Hi all, first of all thanks for your amazing work. I have set up a private ipfs-cluster (go-ipfs 0.7.0 + Badger) with 300 GB of storage. Its almost getting full of pinned images (around 80%). I have unpinned the oldest images and used the garbage collector to reclaim disk space as explained in [1], and [2]. However, I haven’t been able to free any disk space, no matter how many images I unpin. I also have made local tests with a standalone ipfs with a small virtual disk, and it seems like I can free some space but its random I cannot reproduce it, and eventually the disk gets full. I don’t know if I am missing something important here?

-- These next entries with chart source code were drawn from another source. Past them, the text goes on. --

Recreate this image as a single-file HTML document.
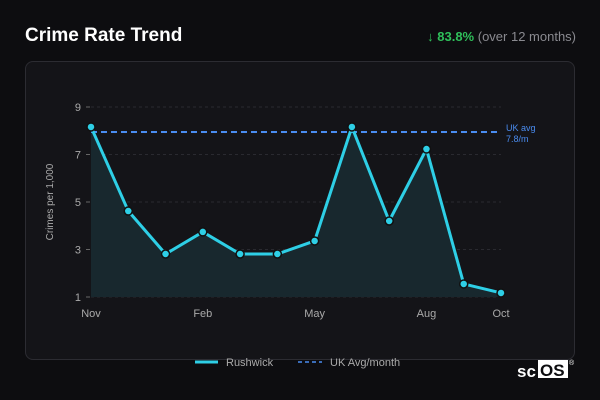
<!DOCTYPE html>
<html><head><meta charset="utf-8"><style>
body{margin:0;width:600px;height:400px;background:#0d0d10;font-family:"Liberation Sans","DejaVu Sans",sans-serif;overflow:hidden;position:relative}
.title{position:absolute;left:25px;top:25px;color:#fff;font-weight:bold;font-size:19px}
.chg{position:absolute;right:24px;top:29px;color:#8a8a90;font-size:13px}
.chg b{color:#2fbf5a}
.card{position:absolute;left:25px;top:61px;width:550px;height:299px;border:1px solid #2c2c32;border-radius:8px;background:#141418;box-sizing:border-box}
svg{position:absolute;left:0;top:0}
</style></head><body>
<div class="title">Crime Rate Trend</div>
<div class="chg"><b>↓ 83.8%</b> (over 12 months)</div>
<div class="card"></div>
<svg id="c" width="600" height="400"></svg>
<script>
const months=["Nov","Dec","Jan","Feb","Mar","Apr","May","Jun","Jul","Aug","Sep","Oct"];
const values=[8.16,4.62,2.81,3.74,2.81,2.81,3.36,8.16,4.2,7.23,1.55,1.17];
const yTicks=[1,3,5,7,9];
const xTickIdx=[0,3,6,9,11];
const ukAvg=7.95;
const ukLabel=["UK avg","7.8/m"];
const NS="http://www.w3.org/2000/svg";
const svg=document.getElementById('c');
const x0=91,x1=501,y0=297,y1=107;
const X=i=>x0+(x1-x0)*i/(months.length-1);
const Y=v=>y0-(v-1)/(9-1)*(y0-y1);
function el(t,a,p){const e=document.createElementNS(NS,t);for(const k in a)e.setAttribute(k,a[k]);(p||svg).appendChild(e);return e;}
yTicks.forEach(v=>{
 const g=el('line',{x1:x0,x2:x1,y1:Y(v),y2:Y(v),stroke:'#2a2a30','stroke-dasharray':'3,3'});
 
 
 el('line',{x1:x0-5,x2:x0-1,y1:Y(v),y2:Y(v),stroke:'#666'});
 const t=el('text',{x:x0-10,y:Y(v)+4,'text-anchor':'end',fill:'#aaa','font-size':11});
 t.textContent=v;
 
 
});
xTickIdx.forEach(i=>{
 const t=el('text',{x:X(i),y:y0+20,'text-anchor':'middle',fill:'#aaa','font-size':11});
 t.textContent=months[i];
 
 
});
const yt=el('text',{x:0,y:0,transform:'translate(53,202) rotate(-90)','text-anchor':'middle',fill:'#aaa','font-size':10});
yt.textContent='Crimes per 1,000';


let d=values.map((v,i)=>(i?'L':'M')+X(i)+','+Y(v)).join(' ');
const area=el('path',{d:d+` L${X(values.length-1)},${y0} L${x0},${y0} Z`,fill:'#18282e'});


const uk=el('line',{x1:x0,x2:x1,y1:Y(ukAvg),y2:Y(ukAvg),stroke:'#4a8cf0','stroke-width':2,'stroke-dasharray':'6,4'});


ukLabel.forEach((s,k)=>{
 const t=el('text',{x:x1+5,y:Y(ukAvg)-1+k*11,fill:'#4a8cf0','font-size':9});
 t.textContent=s;
 
 
});
const ln=el('path',{d:d,fill:'none',stroke:'#2ecfe6','stroke-width':3,'stroke-linejoin':'round'});


values.forEach((v,i)=>{
 const c=el('circle',{cx:X(i),cy:Y(v),r:4,fill:'#2ecfe6',stroke:'#111','stroke-width':1.5});
 
 
});
const l1=el('line',{x1:195,x2:218,y1:362,y2:362,stroke:'#2ecfe6','stroke-width':3});


const lt1=el('text',{x:226,y:366,fill:'#aaa','font-size':11});
lt1.textContent='Rushwick';


const l2=el('line',{x1:298,x2:322,y1:362,y2:362,stroke:'#4a8cf0','stroke-width':1.5,'stroke-dasharray':'4,3'});


const lt2=el('text',{x:330,y:366,fill:'#aaa','font-size':11});
lt2.textContent='UK Avg/month';


const lg=el('g',{});


const t1=el('text',{x:517,y:377,fill:'#fff','font-size':17,'font-weight':'bold'},lg);t1.textContent='sc';
el('rect',{x:538,y:360,width:30,height:18,fill:'#fff'},lg);
const t2=el('text',{x:540,y:376,fill:'#0d0d10','font-size':17,'font-weight':'bold'},lg);t2.textContent='OS';
const t3=el('text',{x:569,y:365,fill:'#fff','font-size':7},lg);t3.textContent='®';
</script>
</body></html>
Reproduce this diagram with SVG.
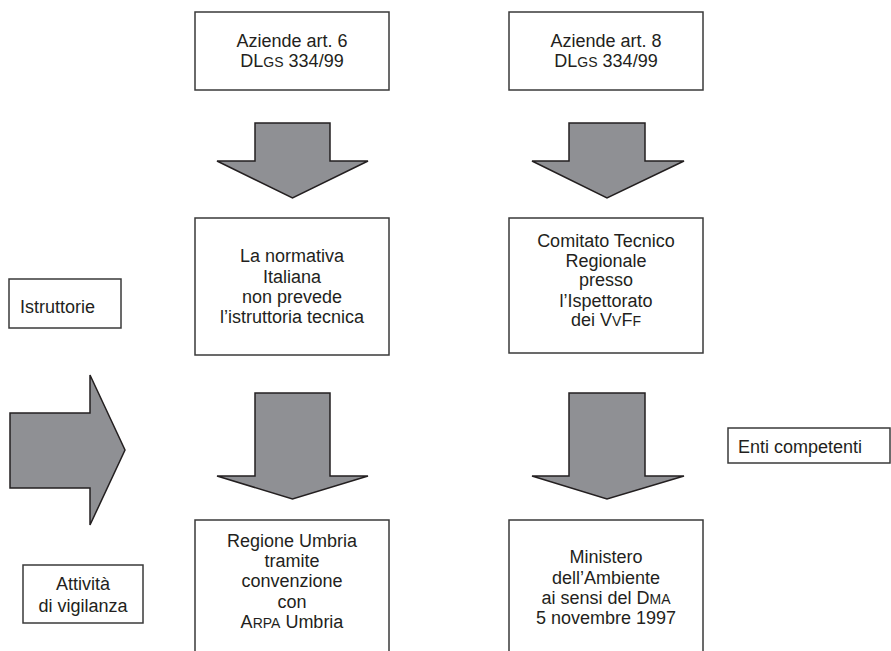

Yeah, seems something is fixed in badgerv2, but ipfs still uses v1 (they are not compatible). This is not cluster-specific as cluster just calls ipfs repo gc (unless the problem is disk space used by cluster’s config folder).
There is a manual way of running GC which is rm -rf the datastore and re-adding the content or re-syncing from other node.
So using IPFS with badger for storing many files does not seem very convenient right now. Another solution I have tried as a test was to make a backup with badger and then restore it:
badger backup --dir=./db
badger restore --dir=./db_new --backup-file=./badger.bak
It effectively reduced the size of the database.
If you delete anything manually from the go-ipfs node, cluster realizes and re-pins it because it expects it to be pinned.
ipfs-cluster-ctl sync was removed because the tracking mechanism works well in the background now. Before, it was a patch to manually fix when things got out of sync.